## Given exercise:
Everything from the first line of the data through the line with "const c960Y = [1.0, 0.925, 0.85, 0.755, 0.67, 0.59, 0.52, 0.46];" is to be echoed exactly, minus the pictures.

* start Data segment *

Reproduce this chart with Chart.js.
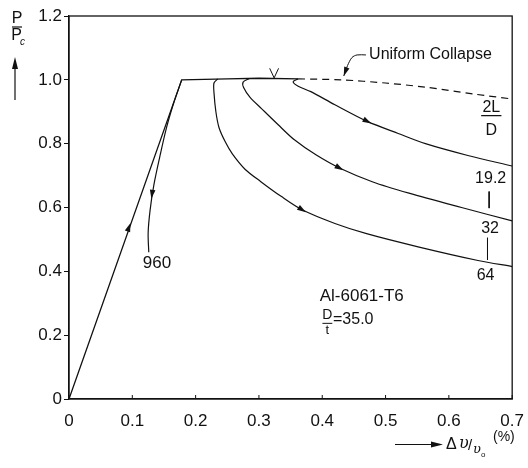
<!DOCTYPE html>
<html>
<head>
<meta charset="utf-8">
<script src="https://cdn.jsdelivr.net/npm/chart.js@4.4.1/dist/chart.umd.min.js"></script>
<style>
  html, body { margin: 0; padding: 0; background: #fff; }
</style>
</head>
<body>
<canvas id="chart" width="528" height="468"></canvas>
<script>
/* ---------- data ---------- */
const xTicks = [0, 0.1, 0.2, 0.3, 0.4, 0.5, 0.6, 0.7];
const yTicks = [0, 0.2, 0.4, 0.6, 0.8, 1.0, 1.2];

// elastic loading + plateau (solid envelope)
const envX = [0, 0.178, 0.25, 0.30, 0.362];
const envY = [0, 1.0, 1.003, 1.005, 1.003];

// 2L/D = 960 unloading branch
const c960X = [0.178, 0.165, 0.154, 0.143, 0.134, 0.128, 0.125, 0.126];
const c960Y = [1.0, 0.925, 0.85, 0.755, 0.67, 0.59, 0.52, 0.46];

// 2L/D = 19.2
const c192X = [0.362, 0.354, 0.362, 0.382, 0.42, 0.472, 0.52, 0.563, 0.63, 0.7];
const c192Y = [1.003, 0.994, 0.98, 0.963, 0.922, 0.869, 0.832, 0.80, 0.763, 0.73];

// 2L/D = 32
const c32X = [0.285, 0.275, 0.276, 0.286, 0.304, 0.33, 0.356, 0.39, 0.428, 0.48, 0.537, 0.62, 0.7];
const c32Y = [1.004, 0.993, 0.975, 0.945, 0.91, 0.86, 0.812, 0.765, 0.723, 0.68, 0.645, 0.6, 0.558];

// 2L/D = 64
const c64X = [0.235, 0.229, 0.229, 0.232, 0.237, 0.247, 0.258, 0.278, 0.303, 0.335, 0.369, 0.42, 0.47, 0.553, 0.646, 0.7];
const c64Y = [1.003, 0.99, 0.96, 0.9, 0.85, 0.805, 0.768, 0.72, 0.681, 0.635, 0.592, 0.55, 0.518, 0.476, 0.434, 0.415];

// uniform collapse (dashed)
const ucX = [0.362, 0.43, 0.5, 0.563, 0.641, 0.7];
const ucY = [1.003, 1.0, 0.99, 0.977, 0.955, 0.94];

// leader from "Uniform Collapse" label
const leadX = [0.469, 0.455, 0.447, 0.44, 0.434];
const leadY = [1.078, 1.078, 1.07, 1.045, 1.012];

// collapse onset mark
const onsetX = [0.317, 0.324, 0.331];
const onsetY = [1.036, 1.006, 1.036];

// small label strokes
const barLDX = [0.651, 0.683], barLDY = [0.888, 0.888];
const tick192X = [0.6636, 0.6636], tick192Y = [0.65, 0.598];
const tick32X = [0.661, 0.661], tick32Y = [0.505, 0.436];
const barDtX = [0.4003, 0.4159], barDtY = [0.237, 0.237];

// arrow heads on curves (direction follows the curve)
const arrowEnv = [[0.095, 0.54]];
const arrow960 = [[0.131, 0.64]];
const arrow192 = [[0.472, 0.869]];
const arrow32 = [[0.428, 0.723]];
const arrow64 = [[0.369, 0.592]];
const arrowLead = [[0.434, 1.012]];

const labels = [
  { t: 'Uniform Collapse', x: 0.474, y: 1.078, align: 'left' },
  { t: '2L', x: 0.667, y: 0.912 },
  { t: 'D', x: 0.667, y: 0.842 },
  { t: '19.2', x: 0.666, y: 0.692 },
  { t: '32', x: 0.665, y: 0.533 },
  { t: '64', x: 0.658, y: 0.386 },
  { t: '960', x: 0.139, y: 0.425, size: 17 },
  { t: 'Al-6061-T6', x: 0.396, y: 0.321, align: 'left', size: 17 },
  { t: 'D', x: 0.408, y: 0.262, size: 14 },
  { t: 't', x: 0.408, y: 0.214, size: 13 },
  { t: '=35.0', x: 0.417, y: 0.248, align: 'left' }
];

/* ---------- helpers ---------- */
const INK = '#111';
const FONT = '"Liberation Sans", Arial, sans-serif';
const pts = (xs, ys) => xs.map((x, i) => ({ x: x, y: ys[i] }));

function line(data, opts) {
  return Object.assign({
    data: data,
    showLine: true,
    borderColor: INK,
    borderWidth: 1.2,
    pointRadius: 0,
    tension: 0,
    fill: false
  }, opts || {});
}

function head(ctx, x, y, ang, len, half) {
  const c = Math.cos(ang), s = Math.sin(ang);
  ctx.beginPath();
  ctx.moveTo(x, y);
  ctx.lineTo(x - len * c + half * s, y - len * s - half * c);
  ctx.lineTo(x - len * c - half * s, y - len * s + half * c);
  ctx.closePath();
  ctx.fill();
}

/* ---------- plugin: frame, inward x ticks, arrows, labels, titles ---------- */
const decor = {
  id: 'decor',
  afterDatasetsDraw(chart) {
    const ctx = chart.ctx;
    const a = chart.chartArea;
    const xs = chart.scales.x, ys = chart.scales.y;
    ctx.save();
    ctx.strokeStyle = INK;
    ctx.fillStyle = INK;

    // frame
    ctx.lineWidth = 1.3;
    ctx.strokeRect(a.left, a.top, a.right - a.left, a.bottom - a.top);

    // inward x ticks
    ctx.lineWidth = 1;
    xTicks.forEach(v => {
      const px = xs.getPixelForValue(v);
      ctx.beginPath();
      ctx.moveTo(px, a.bottom);
      ctx.lineTo(px, a.bottom - 4);
      ctx.stroke();
    });

    // arrow heads along curves
    chart.data.datasets.forEach((ds, i) => {
      if (!ds.arrows) return;
      const p = chart.getDatasetMeta(i).data;
      ds.arrows.forEach(([ax, ay]) => {
        const qx = xs.getPixelForValue(ax), qy = ys.getPixelForValue(ay);
        let best = 0, bd = Infinity;
        for (let j = 0; j < p.length - 1; j++) {
          const dx = p[j + 1].x - p[j].x, dy = p[j + 1].y - p[j].y;
          const L = dx * dx + dy * dy || 1;
          let t = ((qx - p[j].x) * dx + (qy - p[j].y) * dy) / L;
          t = Math.max(0, Math.min(1, t));
          const ex = p[j].x + t * dx - qx, ey = p[j].y + t * dy - qy;
          const d = ex * ex + ey * ey;
          if (d < bd) { bd = d; best = j; }
        }
        const ang = Math.atan2(p[best + 1].y - p[best].y, p[best + 1].x - p[best].x);
        const tip = ds.arrowAtEnd ? 0 : 4;
        head(ctx, qx + Math.cos(ang) * tip, qy + Math.sin(ang) * tip, ang, 9, 2.8);
      });
    });

    // text labels in data space
    ctx.textBaseline = 'middle';
    labels.forEach(l => {
      ctx.font = (l.size || 16) + 'px ' + FONT;
      ctx.textAlign = l.align || 'center';
      ctx.fillText(l.t, xs.getPixelForValue(l.x), ys.getPixelForValue(l.y));
    });

    // y title: P / Pc with up arrow
    ctx.font = '16px ' + FONT;
    ctx.textAlign = 'center';
    ctx.fillText('P', 17, 19);
    ctx.lineWidth = 1.2;
    ctx.beginPath(); ctx.moveTo(12, 27); ctx.lineTo(22, 27); ctx.stroke();
    ctx.fillText('P', 16.5, 36);
    ctx.font = 'italic 10px ' + FONT;
    ctx.fillText('c', 22.5, 42);
    ctx.beginPath(); ctx.moveTo(15, 100); ctx.lineTo(15, 64); ctx.stroke();
    head(ctx, 15, 57, -Math.PI / 2, 12, 3);

    // x title: arrow then Δ v/v0 (%)
    ctx.beginPath(); ctx.moveTo(395, 444.5); ctx.lineTo(434, 444.5); ctx.stroke();
    head(ctx, 443, 444.5, 0, 12, 3);
    ctx.textAlign = 'left';
    ctx.font = '16px ' + FONT;
    ctx.fillText('Δ', 446, 445);
    ctx.font = 'italic 16px "DejaVu Serif", serif';
    ctx.fillText('υ', 459, 444);
    ctx.font = '15px ' + FONT;
    ctx.fillText('/', 468, 446);
    ctx.font = 'italic 13px "DejaVu Serif", serif';
    ctx.fillText('υ', 473, 450);
    ctx.font = '8px ' + FONT;
    ctx.fillText('o', 481, 455);
    ctx.font = '14px ' + FONT;
    ctx.fillText('(%)', 493, 437);

    ctx.restore();
  }
};

/* ---------- chart ---------- */
new Chart(document.getElementById('chart').getContext('2d'), {
  type: 'scatter',
  data: {
    datasets: [
      line(pts(envX, envY), { borderWidth: 1.3, arrows: arrowEnv }),
      line(pts(c960X, c960Y), { tension: 0.3, arrows: arrow960 }),
      line(pts(c192X, c192Y), { tension: 0.3, arrows: arrow192 }),
      line(pts(c32X, c32Y), { tension: 0.3, arrows: arrow32 }),
      line(pts(c64X, c64Y), { tension: 0.3, arrows: arrow64 }),
      line(pts(ucX, ucY), { tension: 0.3, borderDash: [7, 5] }),
      line(pts(leadX, leadY), { tension: 0.3, borderWidth: 1, arrows: arrowLead, arrowAtEnd: true }),
      line(pts(onsetX, onsetY), { borderWidth: 1 }),
      line(pts(barLDX, barLDY), { borderWidth: 1.2 }),
      line(pts(tick192X, tick192Y), { borderWidth: 1 }),
      line(pts(tick32X, tick32Y), { borderWidth: 1 }),
      line(pts(barDtX, barDtY), { borderWidth: 1 })
    ]
  },
  options: {
    responsive: false,
    animation: false,
    devicePixelRatio: 1,
    layout: { padding: { top: 16, right: 10, left: 0, bottom: 0 } },
    plugins: { legend: { display: false }, tooltip: { enabled: false } },
    scales: {
      x: {
        type: 'linear',
        min: 0, max: 0.7,
        afterFit: s => { s.height = 69; },
        afterBuildTicks: s => { s.ticks = xTicks.map(v => ({ value: v })); },
        grid: { display: false },
        border: { display: true, color: INK, width: 1.3 },
        ticks: {
          color: INK,
          padding: 4,
          maxRotation: 0,
          font: { family: FONT, size: 17 },
          callback: v => v === 0 ? '0' : (Math.round(v * 10) / 10).toFixed(1)
        }
      },
      y: {
        type: 'linear',
        min: 0, max: 1.2,
        afterFit: s => { s.width = 69; },
        afterBuildTicks: s => { s.ticks = yTicks.map(v => ({ value: v })); },
        grid: { drawOnChartArea: false, tickLength: 5, color: INK, lineWidth: 1 },
        border: { display: true, color: INK, width: 1.3 },
        ticks: {
          color: INK,
          padding: 2,
          font: { family: FONT, size: 17 },
          callback: v => v === 0 ? '0' : (Math.round(v * 10) / 10).toFixed(1)
        }
      }
    }
  },
  plugins: [decor]
});
</script>
</body>
</html>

* end Data segment *

## The completed task:
Reproduce this chart with Chart.js.
<!DOCTYPE html>
<html>
<head>
<meta charset="utf-8">
<script src="https://cdn.jsdelivr.net/npm/chart.js@4.4.1/dist/chart.umd.min.js"></script>
<style>
  html, body { margin: 0; padding: 0; background: #fff; }
</style>
</head>
<body>
<canvas id="chart" width="528" height="468"></canvas>
<script>
/* ---------- data ---------- */
const xTicks = [0, 0.1, 0.2, 0.3, 0.4, 0.5, 0.6, 0.7];
const yTicks = [0, 0.2, 0.4, 0.6, 0.8, 1.0, 1.2];

// elastic loading + plateau (solid envelope)
const envX = [0, 0.178, 0.25, 0.30, 0.362];
const envY = [0, 1.0, 1.003, 1.005, 1.003];

// 2L/D = 960 unloading branch
const c960X = [0.178, 0.165, 0.154, 0.143, 0.134, 0.128, 0.125, 0.126];
const c960Y = [1.0, 0.925, 0.85, 0.755, 0.67, 0.59, 0.52, 0.46];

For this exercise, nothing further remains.